The new funding will help the company expand the deployment of its scooters, Biderman said in a phone interview.
Thousands of LINK scooters are currently deployed in 12 cities including Seattle; Oakland, California; Columbus, Ohio; Rome, Italy; and Madrid, Spain. Superpedestrian is looking to expand to an additional 25 cities, including New York City.
The onboard intelligent system scans the vehicles every 30 minutes for potential defects, like water penetration, which could damage the electrical circuits of the scooter, too-high battery temperatures, and cobblestone-caused short circuits. When the vehicle is in use, the system scans the scooter constantly for problems, Biderman said.
“There are hundreds of things that could go wrong with normal use,” Biderman said.

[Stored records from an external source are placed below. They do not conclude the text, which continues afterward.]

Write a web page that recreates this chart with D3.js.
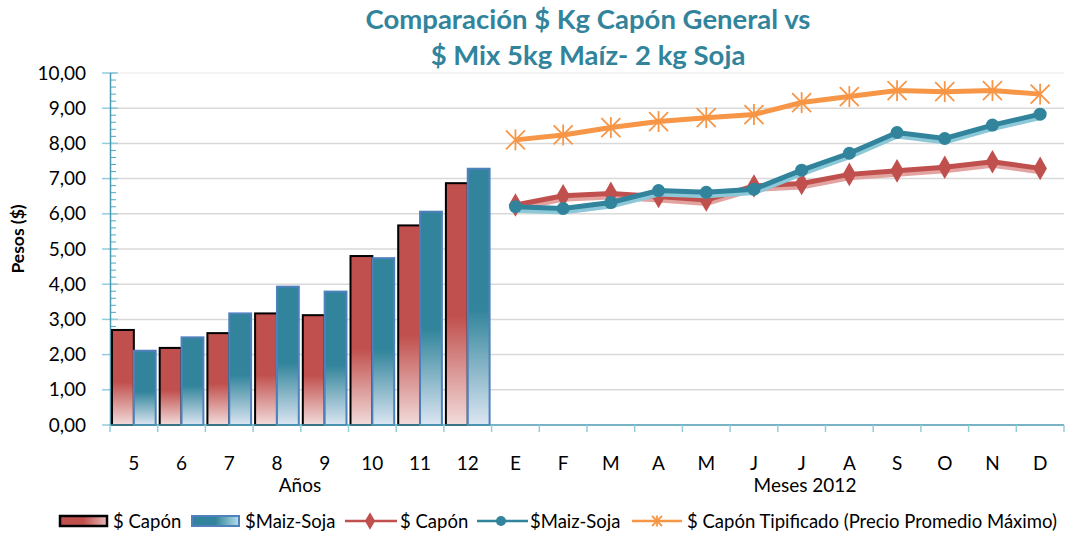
<!DOCTYPE html>
<html>
<head>
<meta charset="utf-8">
<script src="https://cdn.jsdelivr.net/npm/d3@7"></script>
<style>
  body { margin: 0; background: #fff; }
  text { font-family: Lato, "Open Sans", sans-serif; fill: #000; }
</style>
</head>
<body>
<svg id="chart" width="1065" height="533"></svg>
<script>
// categorías: años (barras) y meses 2012 (líneas)
const years = ["5", "6", "7", "8", "9", "10", "11", "12"];
const months = ["E", "F", "M", "A", "M", "J", "J", "A", "S", "O", "N", "D"];

// barras por año
const barCapon = [2.70, 2.19, 2.61, 3.17, 3.12, 4.80, 5.67, 6.87];
const barMaiz  = [2.11, 2.49, 3.17, 3.93, 3.79, 4.74, 6.06, 7.28];

// líneas por mes
const lineCapon = [6.25, 6.51, 6.58, 6.49, 6.39, 6.79, 6.86, 7.12, 7.22, 7.32, 7.48, 7.29];
const lineMaiz  = [6.20, 6.15, 6.32, 6.66, 6.61, 6.70, 7.24, 7.72, 8.31, 8.14, 8.52, 8.83];
const lineTipif = [8.10, 8.24, 8.45, 8.62, 8.73, 8.82, 9.16, 9.33, 9.50, 9.47, 9.50, 9.40];

const yTicks = [0, 1, 2, 3, 4, 5, 6, 7, 8, 9, 10];
const labels = years.concat(months);

const svg = d3.select('#chart');
const teal = '#31849B', red = '#C0504D', orange = '#F79646';

const x = d3.scaleBand().domain(d3.range(labels.length)).range([110, 1064]).padding(0);
const y = d3.scaleLinear().domain([0, 10]).range([425, 73]);
const inner = d3.scaleBand().domain([0, 1]).range([2, x.bandwidth() - 2]).padding(0);

// gradientes
const defs = svg.append('defs');
function grad(id, c1, c2, horiz) {
  const g = defs.append('linearGradient').attr('id', id)
    .attr('x1', 0).attr('y1', 0).attr('x2', horiz ? 1 : 0).attr('y2', horiz ? 0 : 1);
  g.append('stop').attr('offset', '0').attr('stop-color', c1);
  g.append('stop').attr('offset', horiz ? '0.5' : '0.55').attr('stop-color', c1);
  g.append('stop').attr('offset', '1').attr('stop-color', c2);
}
grad('gRed', red, '#F2DCDB');
grad('gBlue', teal, '#DCE6F2');
grad('gRedH', red, '#E6B9B8', true);
grad('gBlueH', teal, '#B7DEE8', true);

// rejilla
svg.append('g').selectAll('line').data(yTicks.filter(d => d > 0)).enter().append('line')
  .attr('x1', 110).attr('x2', 1064)
  .attr('y1', d => y(d)).attr('y2', d => y(d))
  .attr('stroke', d => d === 10 ? '#f0f0f0' : '#d9d9d9').attr('stroke-width', 1.5);

// eje y: ticks menores y mayores
svg.append('g').selectAll('line').data(d3.range(0, 10.001, 0.2)).enter().append('line')
  .attr('x1', 110).attr('x2', 116)
  .attr('y1', d => y(d)).attr('y2', d => y(d))
  .attr('stroke', '#4BACC6').attr('stroke-width', 1);
svg.append('g').selectAll('line').data(yTicks).enter().append('line')
  .attr('x1', 102).attr('x2', 118)
  .attr('y1', d => y(d)).attr('y2', d => y(d))
  .attr('stroke', '#92CDDC').attr('stroke-width', 1.5);
svg.append('line').attr('x1', 110.5).attr('x2', 110.5).attr('y1', y(10)).attr('y2', y(0) + 1)
  .attr('stroke', '#4A9AB0').attr('stroke-width', 1.5);
svg.append('g').selectAll('text').data(yTicks).enter().append('text')
  .attr('x', 86).attr('y', d => y(d) + 6.5)
  .attr('text-anchor', 'end').attr('font-size', 19)
  .text(d => d3.format('.2f')(d).replace('.', ','));

svg.append('text').attr('transform', 'translate(24,239) rotate(-90)')
  .attr('text-anchor', 'middle').attr('font-size', 17.5).attr('font-weight', 'bold')
  .text('Pesos ($)');

// barras
const groups = svg.append('g').selectAll('g').data(years).enter().append('g')
  .attr('transform', (d, i) => `translate(${x(i)},0)`);
groups.append('rect')
  .attr('x', inner(0)).attr('width', inner.bandwidth())
  .attr('y', (d, i) => y(barCapon[i])).attr('height', (d, i) => y(0) - y(barCapon[i]))
  .attr('fill', 'url(#gRed)').attr('stroke', '#000').attr('stroke-width', 2);
groups.append('rect')
  .attr('x', inner(1)).attr('width', inner.bandwidth())
  .attr('y', (d, i) => y(barMaiz[i])).attr('height', (d, i) => y(0) - y(barMaiz[i]))
  .attr('fill', 'url(#gBlue)').attr('stroke', '#4F81BD').attr('stroke-width', 2);

// eje x
svg.append('line').attr('x1', 110).attr('x2', 1064).attr('y1', y(0)).attr('y2', y(0))
  .attr('stroke', '#4A9AB0').attr('stroke-width', 1.5);
svg.append('g').selectAll('line').data(d3.range(labels.length + 1)).enter().append('line')
  .attr('x1', i => 110 + i * x.step()).attr('x2', i => 110 + i * x.step())
  .attr('y1', y(0)).attr('y2', y(0) + 7)
  .attr('stroke', '#92CDDC').attr('stroke-width', 1.5);
svg.append('g').selectAll('text').data(labels).enter().append('text')
  .attr('x', (d, i) => x(i) + x.bandwidth() / 2).attr('y', 470)
  .attr('text-anchor', 'middle').attr('font-size', 19)
  .text(d => d);
svg.append('text').attr('x', 300).attr('y', 492).attr('text-anchor', 'middle')
  .attr('font-size', 19).text('Años');
svg.append('text').attr('x', 805).attr('y', 492).attr('text-anchor', 'middle')
  .attr('font-size', 19).text('Meses 2012');

// líneas
const mx = i => x(years.length + i) + x.bandwidth() / 2;
const line = d3.line().x((d, i) => mx(i)).y(d => y(d));

function star(g, cx, cy, r, col) {
  const s = g.append('g').attr('transform', `translate(${cx},${cy})`)
    .attr('stroke', col).attr('stroke-width', 1.8);
  s.append('line').attr('x1', -r).attr('y1', -r).attr('x2', r).attr('y2', r);
  s.append('line').attr('x1', -r).attr('y1', r).attr('x2', r).attr('y2', -r);
  s.append('line').attr('x1', 0).attr('y1', -r * 1.1).attr('x2', 0).attr('y2', r * 1.1);
}
const diamond = d3.symbol().type(d3.symbolDiamond).size(160);

const lr = svg.append('g');
lr.append('path').datum(lineCapon).attr('d', line).attr('transform', 'translate(0,3)')
  .attr('fill', 'none').attr('stroke', '#E3A3A1').attr('stroke-width', 6);
lr.append('path').datum(lineCapon).attr('d', line)
  .attr('fill', 'none').attr('stroke', red).attr('stroke-width', 5);
lr.selectAll('path.m').data(lineCapon).enter().append('path').attr('class', 'm')
  .attr('d', diamond).attr('transform', (d, i) => `translate(${mx(i)},${y(d)})`)
  .attr('fill', red);

const lt = svg.append('g');
lt.append('path').datum(lineMaiz).attr('d', line).attr('transform', 'translate(0,3)')
  .attr('fill', 'none').attr('stroke', '#8CC8D8').attr('stroke-width', 6);
lt.append('path').datum(lineMaiz).attr('d', line)
  .attr('fill', 'none').attr('stroke', teal).attr('stroke-width', 5);
lt.selectAll('circle').data(lineMaiz).enter().append('circle')
  .attr('cx', (d, i) => mx(i)).attr('cy', d => y(d)).attr('r', 6.5)
  .attr('fill', teal);

const lo = svg.append('g');
lo.append('path').datum(lineTipif).attr('d', line)
  .attr('fill', 'none').attr('stroke', orange).attr('stroke-width', 5);
lineTipif.forEach((d, i) => star(lo, mx(i), y(d), 9.5, orange));

// título
svg.append('text').attr('x', 588).attr('y', 29).attr('text-anchor', 'middle')
  .attr('font-size', 27.5).attr('font-weight', 'bold').style('fill', teal)
  .text('Comparación $ Kg Capón General vs');
svg.append('text').attr('x', 588).attr('y', 65).attr('text-anchor', 'middle')
  .attr('font-size', 27.5).attr('font-weight', 'bold').style('fill', teal)
  .text('$ Mix 5kg Maíz- 2 kg Soja');

// leyenda
const lg = svg.append('g');
const ly = 521;
const lfs = 18.5;
lg.append('rect').attr('x', 60).attr('y', ly - 5).attr('width', 47).attr('height', 10)
  .attr('fill', 'url(#gRedH)').attr('stroke', '#000').attr('stroke-width', 2.5);
lg.append('text').attr('x', 113).attr('y', ly + 6.5).attr('font-size', lfs).text('$ Capón');
lg.append('rect').attr('x', 192).attr('y', ly - 5).attr('width', 47).attr('height', 10)
  .attr('fill', 'url(#gBlueH)').attr('stroke', '#4F81BD').attr('stroke-width', 2);
lg.append('text').attr('x', 245).attr('y', ly + 6.5).attr('font-size', lfs).text('$Maiz-Soja');
lg.append('line').attr('x1', 345).attr('x2', 397).attr('y1', ly).attr('y2', ly)
  .attr('stroke', red).attr('stroke-width', 2.5);
lg.append('path').attr('d', d3.symbol().type(d3.symbolDiamond).size(90))
  .attr('transform', `translate(370,${ly})`).attr('fill', red);
lg.append('text').attr('x', 400).attr('y', ly + 6.5).attr('font-size', lfs).text('$ Capón');
lg.append('line').attr('x1', 477).attr('x2', 528).attr('y1', ly).attr('y2', ly)
  .attr('stroke', teal).attr('stroke-width', 2.5);
lg.append('circle').attr('cx', 501).attr('cy', ly).attr('r', 5).attr('fill', teal);
lg.append('text').attr('x', 530).attr('y', ly + 6.5).attr('font-size', lfs).text('$Maiz-Soja');
lg.append('line').attr('x1', 632).attr('x2', 682).attr('y1', ly).attr('y2', ly)
  .attr('stroke', orange).attr('stroke-width', 2.5);
star(lg, 657, ly, 5, orange);
lg.append('text').attr('x', 687).attr('y', ly + 6.5).attr('font-size', lfs)
  .text('$ Capón Tipificado (Precio Promedio Máximo)');
</script>
</body>
</html>
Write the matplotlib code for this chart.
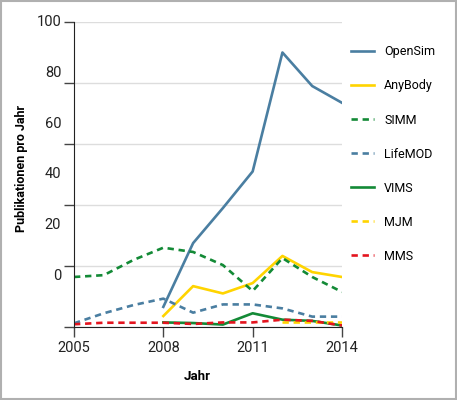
import matplotlib
matplotlib.use('Agg')
import matplotlib.pyplot as plt
import numpy as np

plt.rcParams['font.family'] = ['Roboto', 'DejaVu Sans']

years = [2005, 2006, 2007, 2008, 2009, 2010, 2011, 2012, 2013, 2014]
opensim_years = [2008, 2009, 2010, 2011, 2012, 2013, 2014]
opensim = [6.6, 27.5, 39, 51, 90, 79, 73.5]
anybody_years = [2008, 2009, 2010, 2011, 2012, 2013, 2014]
anybody = [3.6, 13.4, 11, 14.4, 23.3, 18, 16.4]
simm = [16.4, 17, 22, 26, 24.6, 20.3, 11.8, 22.6, 16.4, 11.5]
lifemod = [1.2, 4.5, 7.2, 9.3, 4.7, 7.4, 7.4, 6.1, 3.4, 3.4]
vims_years = [2008, 2009, 2010, 2011, 2012, 2013, 2014]
vims = [1.5, 1.3, 0.8, 4.5, 2.4, 2.0, 0.5]
mjm_years = [2012, 2013, 2014]
mjm = [1.5, 1.5, 1.5]
mms = [0.9, 1.4, 1.4, 1.4, 1.0, 1.5, 1.5, 2.4, 2.0, 0.5]

ytick_vals = [0, 20, 40, 60, 80, 100]
ylabel_text = ['100', '80', '60', '40', '20', '0']
xtick_vals = [2005, 2008, 2011, 2014]

blue = '#4a7ea1'
yellow = '#ffd400'
green = '#138a36'
red = '#e3141e'

fig = plt.figure(figsize=(4.57, 4.0), dpi=100)
ax = fig.add_axes([74 / 457, 1 - 327 / 400, (342 - 74) / 457, (327 - 22) / 400])

lw = 1.9
dash = (0, (2.4, 1.8))
ax.plot(opensim_years, opensim, color=blue, lw=lw, label='OpenSim')
ax.plot(anybody_years, anybody, color=yellow, lw=lw, label='AnyBody')
ax.plot(years, simm, color=green, lw=lw, ls=dash, label='SIMM')
ax.plot(years, lifemod, color=blue, lw=lw, ls=dash, label='LifeMOD')
ax.plot(vims_years, vims, color=green, lw=lw, label='VIMS')
ax.plot(mjm_years, mjm, color=yellow, lw=lw, ls=dash, label='MJM')
ax.plot(years, mms, color=red, lw=lw, ls=dash, label='MMS')

ax.set_xlim(2005, 2014)
ax.set_ylim(0, 100)
ax.set_yticks(ytick_vals)
ax.set_yticklabels([''] * len(ytick_vals))
ax.set_xticks(xtick_vals)
ax.set_xticklabels([str(x) for x in xtick_vals], fontsize=10.5, color='#222222')
ax.yaxis.grid(True, color='#dddddd', lw=1)
ax.set_axisbelow(True)
for s in ['top', 'right']:
    ax.spines[s].set_visible(False)
ax.spines['left'].set_color('#222222')
ax.spines['bottom'].set_color('#222222')
ax.tick_params(axis='both', length=7, width=1, color='#444444', pad=3)

# the tick labels on the y axis sit on their own spacing in the reference
label_pos = np.linspace(100, 0, 7)[:6]
for val, txt in zip(label_pos, ylabel_text):
    ax.text(-0.048, val, txt, transform=ax.get_yaxis_transform(),
            ha='right', va='center', fontsize=10.5, color='#222222')

fig.text(22 / 457, 1 - 169 / 400, 'Publikationen pro Jahr', rotation=90,
         ha='center', va='center', fontsize=9, fontweight='bold')
fig.text(197 / 457, 1 - 377 / 400, 'Jahr', ha='center', va='center',
         fontsize=9.5, fontweight='bold')

leg = ax.legend(loc='upper left', bbox_to_anchor=(351 / 457, 1 - 45.5 / 400),
                bbox_transform=fig.transFigure, frameon=False, fontsize=9,
                borderpad=0, borderaxespad=0,
                handlelength=1.85, handletextpad=0.8, labelspacing=1.68)

fig.patches.append(plt.Rectangle((0.002, 0.003), 0.995, 0.994, transform=fig.transFigure,
                                 fill=False, edgecolor='#b0b0b0', lw=1.5))

fig.savefig('out.png', dpi=100)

The systems on the scooters can detect and fix malfunctions without the rider even noticing, he said. If something is very wrong the vehicle halts and opens its own service ticket, which operators then get alerted to. The self-protection ability of the scooter is some 55%, Biderman said.
LINK’s so-called A.I. Mechanic has performed 84,500 autonomous repairs to date, the statement said.
Because the brains of the scooter are on the vehicle, they can also hold maps with city rules, which can halt a rider from entering a one way street against traffic, or a no-scooter area.
Biderman demonstrated a map of Seattle, where LINK scooters had been halted at the outside perimeter of a no-scooter access area.
“Superpedestrian’s LINK fleet aims for the double bottom line we look for through the Citi Impact Fund, benefitting both communities and investors. They’ve taken time to get the technology right, the growth has been sustainable and their product is profitable,” said Ed Skyler, Citi’s executive vice president for Global Public Affairs, in the statement. “As the density of cities increase, there is huge demand for safe, sustainable transportation options.”
OurCrowd CEO Jon Medved said Superpedestrian’s platform is “safer and smarter” than any competitor’s.